A district attorney in Fulton County, Ga., Fani T. Willis, has also been gathering evidence about whether Mr. Trump engaged in a conspiracy to overturn the election results in that state, and has signaled that she will announce any indictments this summer.
Mr. Pence’s unwillingness to go along with Mr. Trump’s plan to block or delay certification of the electoral outcome, infuriated Mr. Trump, who assailed his vice president privately and publicly on Jan. 6.
Mr. Pence subsequently became a target of the pro-Trump mob that swamped the Capitol building that day, with some chanting “Hang Mike Pence!” as they moved through the complex. Someone brought a fake gallows that stood outside the building.

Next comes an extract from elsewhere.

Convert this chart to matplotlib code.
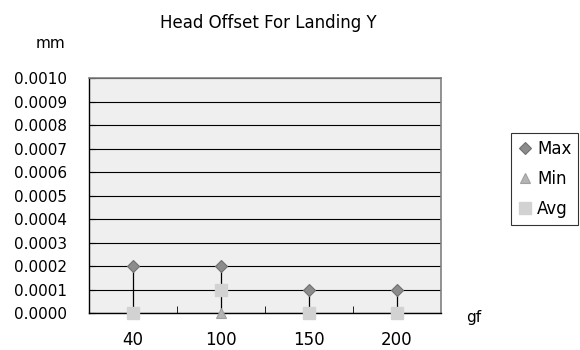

It is not clear what testimony Mr. Pence provided on Thursday. But prosecutors were surely interested in Mr. Pence’s accounts of his interactions with Mr. Trump and Trump advisers including John Eastman, a lawyer who promoted the idea that they could use the congressional certification process on Jan. 6 to give Mr. Trump a chance to remain in office.
That plan relied on Mr. Pence using his role as president of the Senate to hold up the process. But Mr. Pence’s top lawyer and outside advisers concluded that the vice president did not have the legal authority to do so.
Mr. Pence described some of his conversations with Mr. Trump in his memoir, “So Help Me God.”
Mr. Pence described in the book how Mr. Trump worked with Mr. Eastman to pressure him into doing something that the vice president was clear that he could not and would not do. He wrote that on the morning of Jan. 6, Mr. Trump tried to bludgeon him again on a phone call.
“You’ll go down as a wimp,” the president told the vice president. “If you do that, I made a big mistake five years ago!”
Some of Mr. Pence’s aides have already appeared before the grand jury, in addition to providing extensive testimony last year to the House select committee investigating the Jan. 6 riot and what led to it.